What is happening here is that the implementation of Benchmark::try_match checks if the benchmark matches the runtime parameters in the associated input. For the case of the example, this always succeeds. If the try_match is successful, then the benchmarking infrastructure will call Benchmark::run. This mechanism allows multiple backend benchmarks to exist and pull input from the deserialized inputs present in the current run. If multiple benchmarks match an input, then the benchmark with the lowest MatchScore will be selected.

The argument checkpoint: diskann_benchmark_runner::Checkpoint<'_> allows long-running benchmarks to periodically save incremental results to file by calling the .checkpoint method. This function creates a new snapshot every time it is invoked, so benchmarks do not need to worry about redundant data.

The argument output: &mut dyn diskann_benchmark_runner::Output is a dynamic type where all output should be written to. Additionally, it provides a ProgressDrawTarget for use with indicatif progress bars. This supports output redirection for integration tests and piping to files.

With the benchmark registered, that is all that is needed.

Matching with try_match

The functionality offered by Benchmark::try_match is much more powerful than what was described in the simple example. In particular, careful implementation will allow your benchmarks to be more easily discoverable from the command-line and can also assist in debugging by providing "near misses".

Fine Grained Matching

The method Benchmark::try_match returns both a successful MatchScore and an unsuccessful FailureScore. The registry will only invoke methods where all arguments return successful MatchScores. Additionally, it will call the method with the "best" overall score. So, you can make some registered benchmarks "better fits" for inputs returning a better match score.

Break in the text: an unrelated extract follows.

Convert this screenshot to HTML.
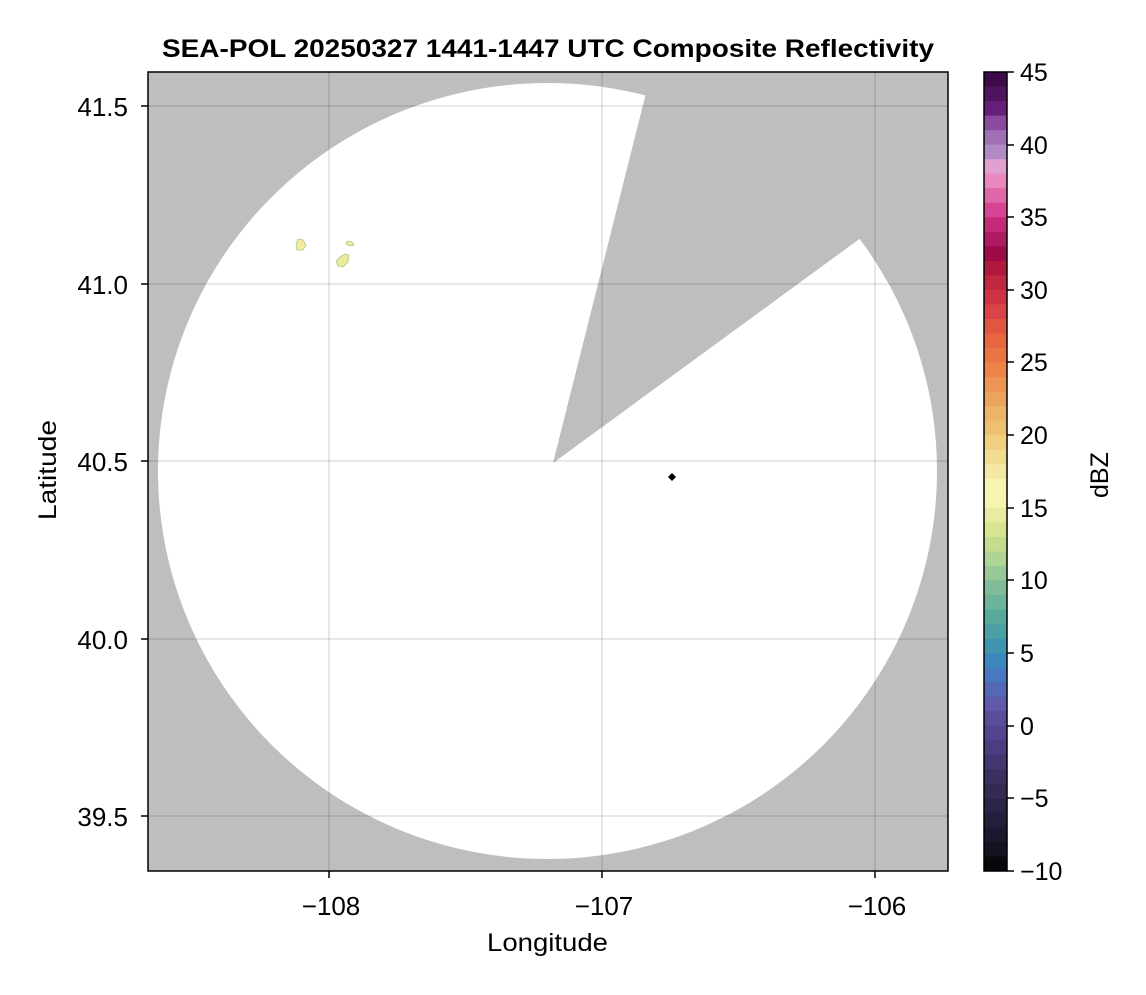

When the registry cannot find any matching method for an input, it begins a process of finding the "nearest misses" by inspecting and ranking methods based on their FailureScore. Benchmarks can opt-in to this process by returning meaningful FailureScores when an input is close, but not quite right.

Benchmark Description and Failure Description

The trait Benchmark has another method:

fn description(f: &mut std::fmt::Formatter<'_>, from: Option<&Self::Input>);

This is used for self-documenting the matching rule: If from is None, then implementations should write to the formatter f a description of the benchmark and what inputs it can work with. If from is Some, then implementation should write the reason for a successful or unsuccessful match with the enclosed value. Doing these two steps make error reporting in the event of a dispatch fail much easier for the user to understand and fix.

Refer to implementations within the benchmarking framework for what some of this may look like.